Below is a structured breakdown using detailed bullet points to explain how each resource is isolated and why it matters.
CPU Isolation Strategies
1. CPU pinning
CPU pinning assigns specific physical CPU cores to a particular virtual machine or container, ensuring that the workload always runs on designated cores. This reduces scheduling unpredictability and eliminates interference from other noisy workloads.
2. Time-based CPU scheduling
Instead of dedicating cores, many systems use time-slicing mechanisms where CPU time is divided among workloads. In container platforms, this is commonly implemented using CPU shares or quotas that define how much processing time a workload can consume.
3. Hyper visor level CPU isolation
In virtualized environments, hyper visors manage CPU access by abstracting physical cores and scheduling virtual CPUs. This creates strong logical separation between tenants while enabling over commitment of CPU resources.
Memory Isolation Strategies
1. Dedicated memory allocation
Each virtual machine is assigned a fixed amount of RAM that cannot be used by other workloads. This ensures strong isolation and predictable performance, since memory is not dynamically shared.
2. Dynamic memory management
Memory ballooning allows hyper visors to reclaim unused memory from one virtual machine and redistribute it to another that needs it. This improves overall system efficiency but requires careful tuning to avoid memory pressure.
Over commitment strategies rely on the assumption that not all workloads will use their maximum memory simultaneously, which can improve density but introduces risk during peak usage.

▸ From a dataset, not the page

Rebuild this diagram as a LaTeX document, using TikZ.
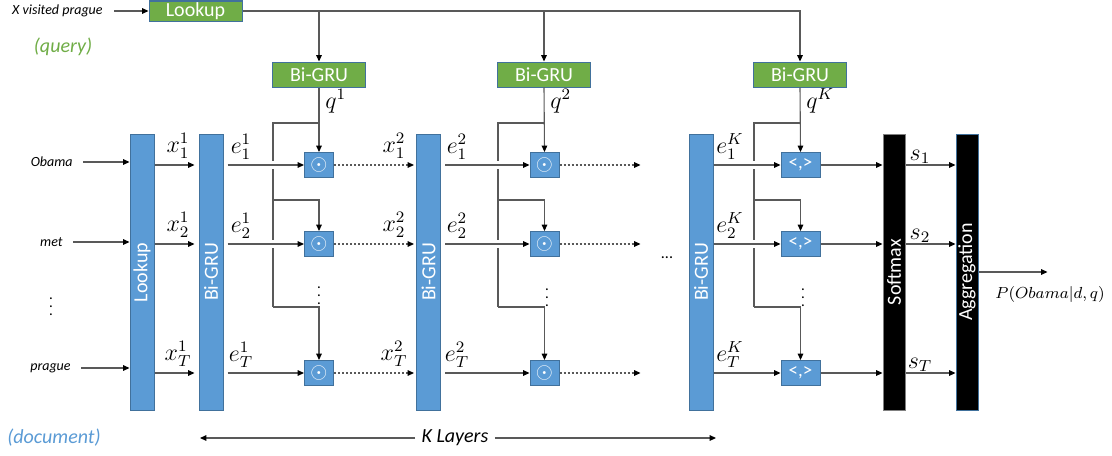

3. Container memory limits
In containerized systems, memory isolation is enforced using kernel-level mechanisms such as control groups. These allow administrators to define strict memory limits for each container. If a container exceeds its allocated memory, it may be throttled or terminated (OOM killed).
This ensures that a single application cannot destabilize the entire system, making it critical for multi-tenant Kubernetes environments.
GPU Isolation Strategies
1. GPU pass-through
GPU pass-through assigns an entire physical GPU directly to a single virtual machine or workload. This provides near-native performance and the strongest possible isolation since no other tenant shares the GPU.
It is widely used in high-performance computing and deep learning training scenarios. However, it is inefficient for workloads that do not fully utilize the GPU, as the remaining capacity cannot be shared.
2. Virtual GPU (vGPU) sharing model
vGPU technology partitions a single physical GPU into multiple virtual instances, allowing multiple workloads to share GPU resources simultaneously. Each instance receives a portion of compute power, memory, and bandwidth. This enables better hardware utilization in cloud environments but may introduce some performance overhead due to abstraction and scheduling layers.
3. Multi-Instance GPU (MIG) hardware partitioning
Modern GPUs support hardware-level partitioning where a single GPU is split into fully isolated compute instances. Each instance has dedicated memory, cache, and compute resources, ensuring strong performance predictability. MIG provides a balance between isolation and efficiency, making it ideal for AI inference workloads where multiple models run concurrently.
Conclusion
CPU, memory, and GPU isolation strategies work together to ensure that shared infrastructure remains stable, secure, and efficient. Selecting the right combination of these strategies depends on workload sensitivity, performance requirements, and infrastructure design goals.